Throughout this, we're gradually moving toward a world where Almanac on admin has a complete specification for all the hardware we have running and phage reads it to execute bulk operational tasks, and we can provision new shared-cluster hosts (db, repo, web, etc) completely from bin/provision with no web UI button pressing. Other routine tasks (rebalancing, storage resizing) are also probably supported from bin/xyz by now. We should also generally have confidence this model works since we used it to move the whole cluster.
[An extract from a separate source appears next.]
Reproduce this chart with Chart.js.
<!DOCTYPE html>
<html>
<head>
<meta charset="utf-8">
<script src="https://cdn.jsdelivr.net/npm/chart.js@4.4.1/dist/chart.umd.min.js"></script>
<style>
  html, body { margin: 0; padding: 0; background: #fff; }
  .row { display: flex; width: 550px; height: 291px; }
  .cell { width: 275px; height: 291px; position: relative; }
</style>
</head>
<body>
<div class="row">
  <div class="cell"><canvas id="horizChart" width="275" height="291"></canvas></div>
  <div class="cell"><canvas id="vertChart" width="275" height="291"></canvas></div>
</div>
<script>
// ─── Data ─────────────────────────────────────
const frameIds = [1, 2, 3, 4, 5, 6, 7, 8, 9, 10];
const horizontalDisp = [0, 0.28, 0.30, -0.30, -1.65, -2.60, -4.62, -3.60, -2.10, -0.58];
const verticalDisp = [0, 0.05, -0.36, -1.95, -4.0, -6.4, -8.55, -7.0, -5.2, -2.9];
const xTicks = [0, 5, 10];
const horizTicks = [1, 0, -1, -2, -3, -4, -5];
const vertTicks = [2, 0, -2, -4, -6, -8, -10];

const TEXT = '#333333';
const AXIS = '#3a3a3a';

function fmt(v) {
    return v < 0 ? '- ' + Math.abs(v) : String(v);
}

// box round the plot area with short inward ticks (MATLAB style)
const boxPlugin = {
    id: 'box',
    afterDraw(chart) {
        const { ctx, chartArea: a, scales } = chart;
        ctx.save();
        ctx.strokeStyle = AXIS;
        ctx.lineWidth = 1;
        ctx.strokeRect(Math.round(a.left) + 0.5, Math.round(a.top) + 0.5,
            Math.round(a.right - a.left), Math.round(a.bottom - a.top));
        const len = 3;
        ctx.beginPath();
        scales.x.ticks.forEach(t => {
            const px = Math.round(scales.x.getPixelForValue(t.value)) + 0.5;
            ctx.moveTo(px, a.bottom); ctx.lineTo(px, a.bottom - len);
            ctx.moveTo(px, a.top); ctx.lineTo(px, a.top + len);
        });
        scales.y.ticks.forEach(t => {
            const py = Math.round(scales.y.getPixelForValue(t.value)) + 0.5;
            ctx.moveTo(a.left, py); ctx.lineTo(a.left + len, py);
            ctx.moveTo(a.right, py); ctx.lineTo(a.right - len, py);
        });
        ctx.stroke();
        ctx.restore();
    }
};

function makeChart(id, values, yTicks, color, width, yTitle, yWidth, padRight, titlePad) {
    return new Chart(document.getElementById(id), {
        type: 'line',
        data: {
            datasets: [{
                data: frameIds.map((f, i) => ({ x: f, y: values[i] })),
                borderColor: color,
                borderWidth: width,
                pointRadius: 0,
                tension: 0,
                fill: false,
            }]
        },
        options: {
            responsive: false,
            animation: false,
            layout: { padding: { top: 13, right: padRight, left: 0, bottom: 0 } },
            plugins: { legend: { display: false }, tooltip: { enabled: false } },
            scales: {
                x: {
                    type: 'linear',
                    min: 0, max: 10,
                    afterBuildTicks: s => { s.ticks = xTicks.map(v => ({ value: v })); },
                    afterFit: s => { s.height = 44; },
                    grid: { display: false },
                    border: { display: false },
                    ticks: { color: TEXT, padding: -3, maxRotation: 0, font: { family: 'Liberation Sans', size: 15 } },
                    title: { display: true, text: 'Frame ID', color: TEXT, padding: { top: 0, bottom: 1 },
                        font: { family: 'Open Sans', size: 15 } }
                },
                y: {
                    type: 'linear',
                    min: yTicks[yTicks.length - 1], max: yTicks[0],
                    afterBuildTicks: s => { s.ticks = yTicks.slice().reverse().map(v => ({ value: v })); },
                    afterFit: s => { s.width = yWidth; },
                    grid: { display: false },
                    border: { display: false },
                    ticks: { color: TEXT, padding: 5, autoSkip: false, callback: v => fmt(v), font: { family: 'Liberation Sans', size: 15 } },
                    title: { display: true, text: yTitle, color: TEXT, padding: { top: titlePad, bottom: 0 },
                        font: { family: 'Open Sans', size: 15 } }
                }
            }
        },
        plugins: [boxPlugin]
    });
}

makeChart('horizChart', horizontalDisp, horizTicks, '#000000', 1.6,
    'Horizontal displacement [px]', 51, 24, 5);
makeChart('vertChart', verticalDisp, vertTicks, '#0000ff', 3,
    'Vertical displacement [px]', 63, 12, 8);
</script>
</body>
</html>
Now we let bin/provision build new private clusters, reusing all the existing provisioning support. The clusters probably look like the CF clusters in D18265 but we arrive there with more support on the software-deployment side of things and the smallest leap from shared to private clusters we can manage in terms of new software and new processes.

After T13630:

  • New hardware is provisioned with Piledriver, which is approximately "Terraphorm" except it doesn't delete all your resources by default, see previously T12856.
  • All relevant hardware is in a private subnet with appropriate NAT/IGW configuration.
  • Instance data can be freely moved between shards.
  • Instances support complex clustering configuration (and have successfully run with it in production for extended periods of time with high read/write rates), have appropriate domain management support, etc.

The only real remaining barrier to private cluster support is adding billing support, which I don't plan to pursue since operations are winding down.